§ EXTRACTED DATA
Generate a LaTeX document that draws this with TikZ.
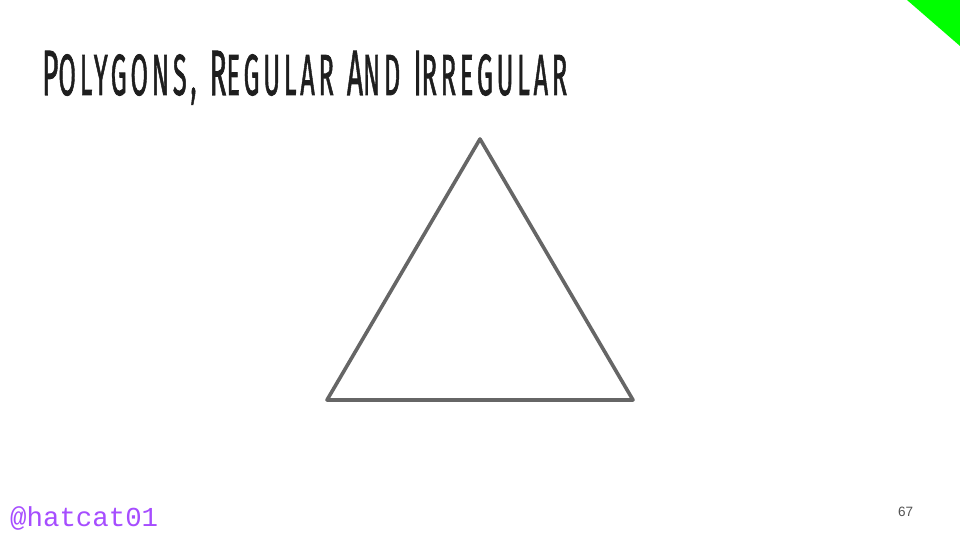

---

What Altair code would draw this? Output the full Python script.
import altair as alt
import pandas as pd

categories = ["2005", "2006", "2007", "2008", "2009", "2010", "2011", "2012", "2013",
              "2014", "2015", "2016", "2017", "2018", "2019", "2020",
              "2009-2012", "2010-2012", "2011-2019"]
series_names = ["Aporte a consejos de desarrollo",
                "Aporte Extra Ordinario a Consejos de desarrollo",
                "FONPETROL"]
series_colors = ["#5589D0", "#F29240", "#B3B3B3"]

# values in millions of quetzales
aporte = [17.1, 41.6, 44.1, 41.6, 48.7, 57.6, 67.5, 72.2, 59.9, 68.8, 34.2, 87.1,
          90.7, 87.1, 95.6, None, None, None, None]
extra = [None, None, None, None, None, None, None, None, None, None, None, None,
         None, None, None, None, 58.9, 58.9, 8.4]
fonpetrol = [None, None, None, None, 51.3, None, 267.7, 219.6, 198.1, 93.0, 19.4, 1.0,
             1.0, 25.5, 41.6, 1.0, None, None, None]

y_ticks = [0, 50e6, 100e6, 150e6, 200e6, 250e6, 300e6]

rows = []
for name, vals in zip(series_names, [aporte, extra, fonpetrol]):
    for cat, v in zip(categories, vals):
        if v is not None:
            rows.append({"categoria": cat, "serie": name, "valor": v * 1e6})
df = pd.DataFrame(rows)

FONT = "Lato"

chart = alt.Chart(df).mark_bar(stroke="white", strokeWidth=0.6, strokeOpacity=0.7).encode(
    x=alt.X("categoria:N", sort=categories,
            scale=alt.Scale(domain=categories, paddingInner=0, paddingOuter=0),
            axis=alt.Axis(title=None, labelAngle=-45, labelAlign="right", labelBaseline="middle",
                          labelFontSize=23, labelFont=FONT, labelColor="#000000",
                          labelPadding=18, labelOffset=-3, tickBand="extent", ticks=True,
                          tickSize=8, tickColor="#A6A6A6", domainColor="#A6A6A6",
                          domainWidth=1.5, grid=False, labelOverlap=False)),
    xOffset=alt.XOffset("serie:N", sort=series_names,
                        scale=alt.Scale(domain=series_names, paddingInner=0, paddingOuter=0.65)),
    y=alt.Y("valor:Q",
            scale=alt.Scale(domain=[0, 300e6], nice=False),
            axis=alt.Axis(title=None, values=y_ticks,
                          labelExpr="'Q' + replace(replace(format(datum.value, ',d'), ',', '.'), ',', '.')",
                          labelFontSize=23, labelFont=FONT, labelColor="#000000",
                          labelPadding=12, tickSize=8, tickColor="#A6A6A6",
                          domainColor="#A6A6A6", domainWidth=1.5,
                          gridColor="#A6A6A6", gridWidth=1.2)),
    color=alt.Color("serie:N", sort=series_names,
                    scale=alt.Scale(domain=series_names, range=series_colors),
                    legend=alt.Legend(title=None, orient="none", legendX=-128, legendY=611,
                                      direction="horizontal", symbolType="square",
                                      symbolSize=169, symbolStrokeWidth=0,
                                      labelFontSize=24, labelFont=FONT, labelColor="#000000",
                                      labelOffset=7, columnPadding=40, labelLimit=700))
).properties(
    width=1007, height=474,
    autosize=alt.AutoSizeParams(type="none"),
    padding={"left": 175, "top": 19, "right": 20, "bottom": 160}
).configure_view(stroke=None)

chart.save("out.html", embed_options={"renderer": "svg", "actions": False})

§ WHAT TO PRODUCE
Copy verbatim the line that contains "What Altair code", the line that contains "import pandas as pd", and all lines between them.

§ ANSWER TO THE PROBLEM
What Altair code would draw this? Output the full Python script.
import altair as alt
import pandas as pd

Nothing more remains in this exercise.